I've done some tests to check for scalability of the various parameters, see the results below. Each variable is changed while the others are kept constant. In the case of output dimension, we use 1600 training points and divide them by the number of channels to get the number of training points per channel (1600 total).

exact_mosm

Conclusions:

  • There are no memory leaks since memory is constant for iterations and time is linear
  • It is quadratic in the number of data points, both in memory and time. I believe that Cholesky decomposition is really fast but is O(n^3) but that is this range the O(n^2) nature of the kernel matrix and other calculations is more. For larger numbers of data points the cubic nature of time should take over.
  • Both the number of input dimensions and mixture components are linear in memory and time and are very fast in general. Note that these variables depend on the kernel and not the inference model.
  • It is quadratic in time but something like O(1/n) for memory over the output dimensions. Both results are interesting. I believe that the sequential nature of how we compute each sub Gram matrix for each channel combination allows us to use less memory (which is recycled for each channel combination). Time is quadratic since we need to evaluate M*M sub Gram matrices, with M the number of channels.

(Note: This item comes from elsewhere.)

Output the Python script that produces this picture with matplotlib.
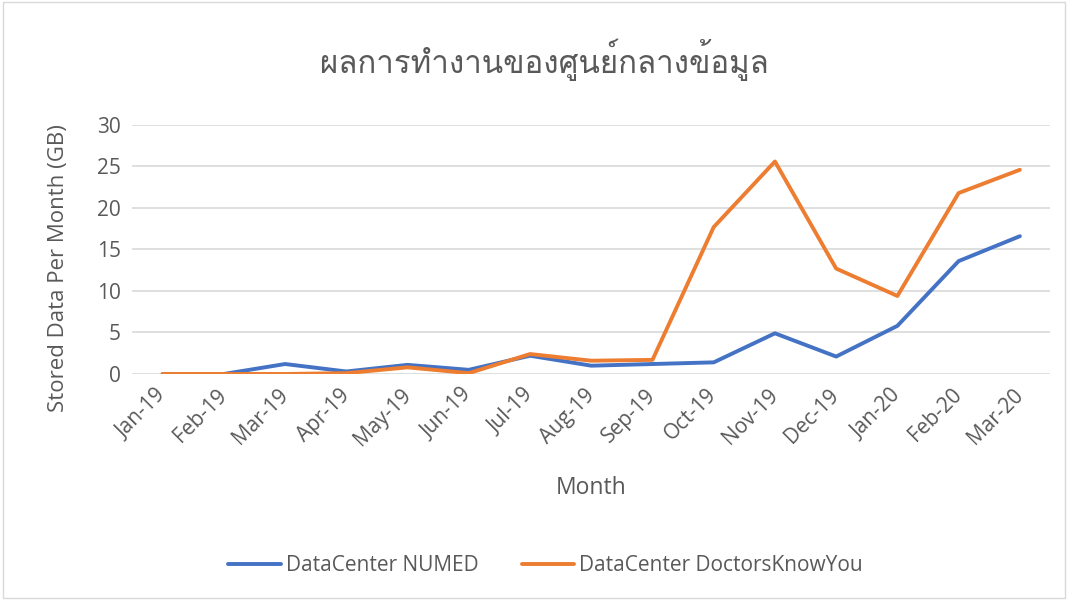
import matplotlib
matplotlib.use("Agg")
import matplotlib.pyplot as plt
from matplotlib import font_manager
from matplotlib.ft2font import FT2Font
from matplotlib.patches import Rectangle

# monthly stored data (GB)
months = ["Jan-19", "Feb-19", "Mar-19", "Apr-19", "May-19", "Jun-19", "Jul-19", "Aug-19",
          "Sep-19", "Oct-19", "Nov-19", "Dec-19", "Jan-20", "Feb-20", "Mar-20"]
numed = [0, 0, 1.2, 0.3, 1.1, 0.5, 2.2, 1.0, 1.2, 1.4, 4.9, 2.1, 5.8, 13.6, 16.6]
dky = [0, 0, 0, 0.1, 0.8, 0.1, 2.4, 1.6, 1.7, 17.7, 25.6, 12.7, 9.4, 21.8, 24.6]

title = "ผลการทำงานของศูนย์กลางข้อมูล"


def thai_family():
    # installed fonts with Thai glyphs, proportional sans faces first
    found = []
    for path in font_manager.findSystemFonts():
        try:
            if 0x0E1C not in FT2Font(path).get_charmap():
                continue
        except Exception:
            continue
        fp = font_manager.FontProperties(fname=path)
        name = fp.get_name()
        low = (name + " " + path).lower()
        score = 0
        if "mono" in low or "typo" in low:
            score += 10
        if "serif" in low:
            score += 5
        if "bold" in low or "italic" in low or "oblique" in low:
            score += 3
        if "noto sans thai" in low or "loma" in low or "garuda" in low or "sarabun" in low:
            score -= 5
        found.append((score, name))
    found.sort()
    return found[0][1] if found else None


base = "Open Sans"
tf = thai_family()
title_family = [tf, base] if tf else [base]

text_col = "#595959"
plt.rcParams['font.family'] = [base, 'DejaVu Sans']

fig = plt.figure(figsize=(10.68, 6), dpi=100)
ax = fig.add_axes([0.1236, 0.3767, 0.860, 0.415])

x = list(range(len(months)))
ax.plot(x, numed, color="#4472C4", lw=2.8, solid_capstyle="round", solid_joinstyle="round",
        label="DataCenter NUMED", zorder=3)
ax.plot(x, dky, color="#ED7D31", lw=2.8, solid_capstyle="round", solid_joinstyle="round",
        label="DataCenter DoctorsKnowYou", zorder=3)

ax.set_xlim(-0.5, len(months) - 0.5)
ax.set_ylim(0, 30)
ax.set_yticks(range(0, 31, 5))
ax.set_xticks(x)
ax.set_xticklabels(months, rotation=45, ha="right", va="center", rotation_mode="anchor")
ax.tick_params(axis="both", length=0, labelsize=15, colors=text_col)
ax.tick_params(axis="y", pad=8)
ax.tick_params(axis="x", pad=13)
ax.grid(axis="y", color="#D9D9D9", lw=1.2)
ax.set_axisbelow(True)
for s in ax.spines.values():
    s.set_visible(False)

ax.set_ylabel("Stored Data Per Month (GB)", fontsize=16, color=text_col, va="center")
ax.yaxis.set_label_coords(-0.0795, 0.426)
ax.set_xlabel("Month", fontsize=16.5, color=text_col, va="center")
ax.xaxis.set_label_coords(0.5, -0.458)

fig.text(0.51, 0.9, title, ha="center", va="center", fontsize=22.5, color=text_col,
         family=title_family)

ax.legend(loc="center", bbox_to_anchor=(0.511, 0.0567), bbox_transform=fig.transFigure,
          ncol=2, frameon=False, fontsize=15, labelcolor=text_col, handlelength=2.5,
          handletextpad=0.25, columnspacing=2.1)

fig.patches.append(Rectangle((0.003, 0.003), 0.994, 0.994, transform=fig.transFigure,
                             fill=False, edgecolor="#D9D9D9", lw=1))

fig.savefig("out.png", dpi=100)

Therefore, increasing the number of channels will quickly degrade performance as shown since it scales quadratic and on top of that it is really slow (14 seconds for 16 output dimensions, 1600 training points in total, 2 input dimensions, 2 mixture components, and 100 iterations).

the resulting covariance matrix cannot be fully formed before my VRAM (15GBs) becomes entirely occupied.

I've done some small tests regarding memory usage for the MOSM with (output_dims, data_points, input_dims, components):

  • Default memory usage: 14 kB
  • (1, 1, 1, 1): 30 kB
  • (1, 1, 2, 1): 8.5 MB
  • (1, 150, 1, 1): 1.2 MB
  • (1, 150, 2, 1): 99 MB
  • (20, 20, 1, 1): 2.2 MB
  • (20, 20, 2, 1): 10.7 MB
  • (20, 3000, 1, 1): 188 MB
  • (20, 3000, 2, 1): 234 MB

The increase in memory usage for two input dimensions is surprising, otherwise the scaling looks fine to me. Not sure why we allocate 234 MB for a 3000x300 Gram matrix and all intermediate tensors though. However, it isn't nearly as much as 15 GB @sgalee2! So something must be off in your case and I can't replicate it.

I've reverted the change of the default dtype to float64 to avoid precision errors. But you can set it manually to float32, this would alleviate about 50% of the VRAM required.

It occurred to me, perhaps your input data was incorrect and you really sent it 3000 data points per channel, and not 150 per channel, for all the 20 channels. This would quickly deplete VRAM since it would require about 18 GB of VRAM using the float64.

I was wrong in my previous post about being able to reduce memory usage further (or so I believe), since PyTorch requires all intermediate results (as calculated in the Exact model or the kernel) to be stored. This is why using batches is so important for other uses of the GPU, which are unavailable in our use-case. We must fit the entire data set in our model, which comes down to O(Q * M^2 * N^2) multiplied by a constant (Q components, M channels, N data points per channel) in memory usage. This is why reducing your data set, or using inducing points has been such a prominent advance in the field.

Considering this issue closed since there is no bug in the library AFAIK.